Talin mechanosensitivity is modulated by a direct interaction with cyclin-dependent kinase-1

Talin is a mechanosensitive component of adhesion complexes that directly couples integrins to the actin cytoskeleton. In response to force, talin undergoes switch-like behaviour of its multiple rod domains that modulate interactions with its binding partners. Cyclin-dependent kinase-1 (CDK1) is a key regulator of the cell cycle, exerting its effects through synchronised phosphorylation of a large number of protein targets. CDK1 activity also maintains adhesion during interphase, and its inhibition is a prerequisite for the tightly choreographed changes in cell shape and adhesiveness that are required for successful completion of mitosis. Using a combination of biochemical, structural and cell biological approaches, we demonstrate a direct interaction between talin and CDK1 that occurs at sites of integrin-mediated adhesion. Mutagenesis demonstrated that CDK1 contains a functional talin-binding LD motif, and the binding site within talin was pinpointed to helical bundle R8 through the use of recombinant fragments. Talin also contains a consensus CDK1 phosphorylation motif centred on S1589; a site that was phosphorylated by CDK1in vitro. A phosphomimetic mutant of this site within talin lowered the binding affinity of KANK and weakened the mechanical response of the region, potentially altering downstream mechanotransduction pathways.
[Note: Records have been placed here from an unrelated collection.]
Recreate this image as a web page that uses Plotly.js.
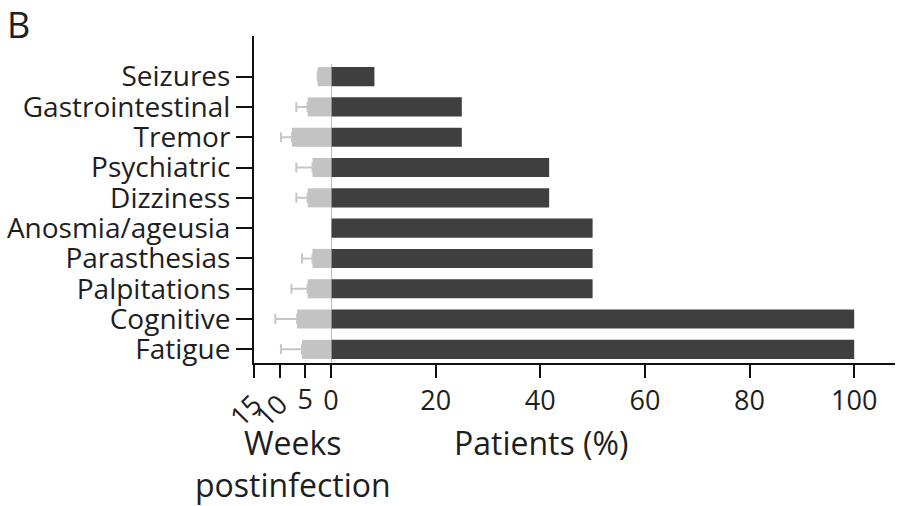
<!DOCTYPE html>
<html>
<head>
<meta charset="utf-8">
<script src="https://cdn.plot.ly/plotly-3.0.1.min.js"></script>
<style>html,body{margin:0;padding:0;background:#fff;}#chart{width:897px;height:506px;}</style>
</head>
<body>
<div id="chart"></div>
<script>
// Data (bottom to top)
const categories = ['Fatigue','Cognitive','Palpitations','Parasthesias','Anosmia/ageusia','Dizziness','Psychiatric','Tremor','Gastrointestinal','Seizures'];
const patientsPct = [100, 100, 50, 50, 50, 41.7, 41.7, 25, 25, 8.3];
const weeksMean = [5.65, 6.6, 4.55, 3.6, null, 4.55, 3.6, 7.6, 4.55, 2.6];
const weeksErr = [4.1, 4.25, 3.15, 2.05, null, 2.2, 3.15, 2.15, 2.2, null];
const weekTicksAngled = [15, 10];
const weekTicksUpright = [5];
const patientTicks = [0, 20, 40, 60, 80, 100];

const FONT = '"Open Sans", sans-serif';
const TXT = '#1e1e1e';

const traces = [
  {
    type: 'bar', orientation: 'h', y: categories, x: patientsPct,
    xaxis: 'x', yaxis: 'y',
    marker: {color: '#3f3f3f', line: {width: 0}},
    hoverinfo: 'skip'
  },
  {
    type: 'bar', orientation: 'h', y: categories, x: weeksMean,
    xaxis: 'x2', yaxis: 'y',
    marker: {color: '#c3c3c3', line: {width: 0}},
    error_x: {type: 'data', symmetric: false, array: weeksErr,
      arrayminus: weeksErr.map(() => 0), color: '#c6c6c6', thickness: 2, width: 5},
    hoverinfo: 'skip'
  },
  {
    type: 'scatter', mode: 'markers', x: weekTicksUpright, y: [categories[0]],
    xaxis: 'x3', yaxis: 'y', marker: {opacity: 0}, hoverinfo: 'skip', showlegend: false
  }
];

const axisCommon = {
  showgrid: false, zeroline: false, ticks: 'outside', ticklen: 13, tickwidth: 2,
  tickcolor: '#111', linecolor: '#111', linewidth: 2,
  tickfont: {family: FONT, size: 27, color: TXT}
};

const splitFrac = 77 / 641;

const layout = {
  width: 897, height: 506,
  margin: {l: 254, r: 2, t: 36, b: 143},
  paper_bgcolor: '#fff', plot_bgcolor: '#fff',
  showlegend: false,
  bargap: 0.37,
  barmode: 'overlay',
  xaxis: Object.assign({}, axisCommon, {
    domain: [splitFrac, 1], range: [0, 107.8], anchor: 'y',
    tickmode: 'array', tickvals: patientTicks, ticktext: patientTicks.map(String),
    showline: true
  }),
  xaxis2: Object.assign({}, axisCommon, {
    domain: [0, splitFrac], range: [15, 0], anchor: 'y',
    tickmode: 'array', tickvals: weekTicksAngled.concat(weekTicksUpright),
    ticktext: weekTicksAngled.map(String).concat(weekTicksUpright.map(() => '')),
    tickangle: -45, showline: true
  }),
  xaxis3: Object.assign({}, axisCommon, {
    overlaying: 'x2', range: [15, 0], anchor: 'y', side: 'bottom',
    tickmode: 'array', tickvals: weekTicksUpright, ticktext: weekTicksUpright.map(String),
    tickangle: 0, ticks: 'outside', ticklen: 13, tickcolor: 'rgba(0,0,0,0)', showline: false
  }),
  yaxis: Object.assign({}, axisCommon, {
    anchor: 'x2',
    type: 'category', categoryorder: 'array', categoryarray: categories,
    tickmode: 'array', tickvals: categories, ticktext: categories,
    tickfont: {family: FONT, size: 28, color: TXT},
    range: [-0.45, 10.34], showline: true, ticklen: 16, ticklabelstandoff: 0
  }),
  shapes: [
    {type: 'line', xref: 'x', yref: 'y', x0: 0, x1: 0, y0: -0.45, y1: 9.42,
     line: {color: '#a8a8a8', width: 1.5}, layer: 'above'}
  ],
  annotations: [
    {text: 'B', xref: 'paper', yref: 'paper', x: -254/641 + 5/641, y: 1 + 38/327, xanchor: 'left', yanchor: 'top',
     showarrow: false, font: {family: FONT, size: 36, color: TXT}},
    {text: 'Weeks<br>postinfection', xref: 'paper', yref: 'paper', x: (293 - 254) / 641, y: -(463 - 363) / 327,
     xanchor: 'center', yanchor: 'middle', showarrow: false,
     font: {family: FONT, size: 32, color: TXT}},
    {text: 'Patients (%)', xref: 'paper', yref: 'paper', x: (541 - 254) / 641, y: -(442 - 363) / 327,
     xanchor: 'center', yanchor: 'middle', showarrow: false,
     font: {family: FONT, size: 32, color: TXT}}
  ]
};

Plotly.newPlot('chart', traces, layout, {displayModeBar: false, staticPlot: true});
</script>
</body>
</html>
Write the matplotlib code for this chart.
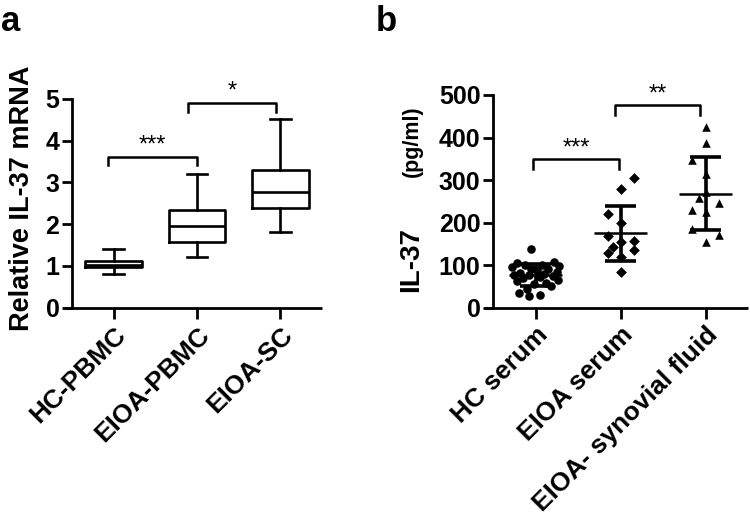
import numpy as np
import matplotlib

matplotlib.use("Agg")
import matplotlib.pyplot as plt

plt.rcParams["font.family"] = ["Liberation Sans", "DejaVu Sans"]
plt.rcParams["font.weight"] = "bold"

# ---- panel a: relative IL-37 mRNA (box plots) ----
a_groups = ["HC-PBMC", "EIOA-PBMC", "EIOA-SC"]
a_whislo = [0.81, 1.21, 1.81]
a_q1 = [0.97, 1.57, 2.38]
a_med = [1.03, 1.96, 2.76]
a_q3 = [1.13, 2.35, 3.31]
a_whishi = [1.40, 3.20, 4.51]

# ---- panel b: IL-37 pg/ml (scatter, mean +- SD) ----
b_groups = ["HC serum", "EIOA serum", "EIOA- synovial fluid"]
hc_serum = [138, 107, 104, 101, 100, 98, 95, 92, 90, 88, 85, 82, 80, 78,
            76, 74, 72, 70, 66, 62, 58, 55, 50, 45, 35, 30, 28]
hc_jitter = [-0.05, 0.22, -0.22, 0.08, -0.12, 0.28, -0.28, 0.15, -0.05,
             0.02, 0.25, -0.18, 0.10, -0.25, -0.08, 0.20, 0.05, -0.15,
             0.27, -0.22, 0.12, -0.02, 0.18, -0.10, -0.20, 0.05, -0.08]
eioa_serum = [306, 278, 220, 200, 168, 155, 157, 142, 128, 136, 120, 85]
eioa_jitter = [0.16, 0.0, -0.15, 0.0, -0.15, 0.0, 0.16, -0.09, -0.15,
               0.16, 0.0, 0.0]
syn_fluid = [425, 386, 347, 314, 259, 245, 230, 226, 185, 171, 155, 272]
syn_jitter = [0.0, 0.0, -0.16, 0.0, -0.08, 0.16, -0.16, 0.0, -0.16, 0.16,
              0.0, 0.0]

fig = plt.figure(figsize=(7.5, 5.27), dpi=100)
ax_a = fig.add_axes([72 / 750, 1 - 307.7 / 527, 250 / 750, 208.7 / 527])
ax_b = fig.add_axes([493 / 750, 1 - 307.7 / 527, 255 / 750, 212.7 / 527])


def style(ax, width_px):
    for s in ("top", "right"):
        ax.spines[s].set_visible(False)
    ax.spines["left"].set_linewidth(2.0)
    ax.spines["bottom"].set_visible(False)
    # GraphPad-style x axis line that runs past the y spine
    ext = 8 / width_px
    ax.plot([-ext, 1], [0, 0], transform=ax.transAxes, color="black",
            lw=2.0, clip_on=False, solid_capstyle="butt")
    ax.tick_params(axis="y", width=2.0, length=7, labelsize=18, pad=2)
    ax.tick_params(axis="x", width=2.0, length=8, labelsize=19, pad=3)
    ax.set_xlim(-0.5, 2.5)


def bracket(ax, x0, x1, y, leg, text):
    ax.plot([x0, x0, x1, x1], [y - leg, y, y, y - leg], color="black",
            lw=1.8, clip_on=False)
    ax.text((x0 + x1) / 2, y, text, ha="center", va="bottom", fontsize=17,
            fontweight="normal", clip_on=False)


# ---------------- panel a ----------------
style(ax_a, 250)
stats = [dict(med=m, q1=q1, q3=q3, whislo=lo, whishi=hi, fliers=[])
         for m, q1, q3, lo, hi in zip(a_med, a_q1, a_q3, a_whislo, a_whishi)]
lp = dict(color="black", linewidth=1.9)
ax_a.bxp(stats, positions=range(3), widths=0.68, showfliers=False,
         boxprops=lp, whiskerprops=lp, capprops=lp,
         medianprops=lp, capwidths=0.25)
ax_a.set_ylim(0, 5)
ax_a.set_yticks(range(6))
ax_a.set_xticks(range(3))
ax_a.set_xticklabels(a_groups, rotation=45, ha="right",
                     rotation_mode="anchor", fontweight="bold")
fig.text(22 / 750, 1 - 198 / 527, "Relative IL-37 mRNA", rotation=90,
         fontsize=19.5, fontweight="bold", ha="center", va="center")
bracket(ax_a, -0.07, 1.0, 3.62, 0.19, "***")
bracket(ax_a, 0.89, 1.95, 4.91, 0.21, "*")

# ---------------- panel b ----------------
style(ax_b, 255)
series = [(hc_serum, hc_jitter, "o"), (eioa_serum, eioa_jitter, "D"),
          (syn_fluid, syn_jitter, "^")]
for i, (vals, jit, mk) in enumerate(series):
    vals = np.asarray(vals, float)
    ax_b.scatter(i + np.asarray(jit), vals, marker=mk,
                 s=38 if mk != "D" else 30,
                 color="black", zorder=3, linewidths=0)
    mean = vals.mean()
    sd = vals.std(ddof=1)
    ax_b.hlines(mean, i - 0.31, i + 0.31, color="black", lw=1.8, zorder=4)
    ax_b.vlines(i, mean - sd, mean + sd, color="black", lw=2.6, zorder=4)
    ax_b.hlines([mean - sd, mean + sd], i - 0.18, i + 0.18, color="black",
                lw=2.6, zorder=4)
ax_b.set_ylim(0, 500)
ax_b.set_yticks(range(0, 501, 100))
ax_b.set_xticks(range(3))
ax_b.set_xticklabels(b_groups, rotation=45, ha="right",
                     rotation_mode="anchor", fontweight="bold")
fig.text(411 / 750, 1 - 259 / 527, "IL-37", rotation=90, fontsize=20,
         fontweight="bold", ha="center", va="center")
fig.text(412 / 750, 1 - 141 / 527, "(pg/ml)", rotation=90, fontsize=15.5,
         fontweight="bold", ha="center", va="center")
bracket(ax_b, -0.03, 0.98, 349, 24, "***")
bracket(ax_b, 0.93, 1.94, 476, 23, "**")

fig.text(0.002, 1 - 31 / 527, "a", fontsize=25, fontweight="bold",
         ha="left", va="baseline")
fig.text(376 / 750, 1 - 31 / 527, "b", fontsize=25, fontweight="bold",
         ha="left", va="baseline")

fig.savefig("out.png", dpi=100)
The direct binding of the master cell cycle regulator, CDK1, to the primary integrin effector, talin, therefore provides a primordial solution for coupling the cell proliferation and cell adhesion machineries, and thereby enables microenvironmental control of cell division in multicellular organisms.SummaryThe direct binding of the master cell cycle regulator, CDK1, to the primary integrin effector, talin, provides a primordial solution for coupling the cell proliferation and cell adhesion machineries, and thereby enables microenvironmental control of cell division.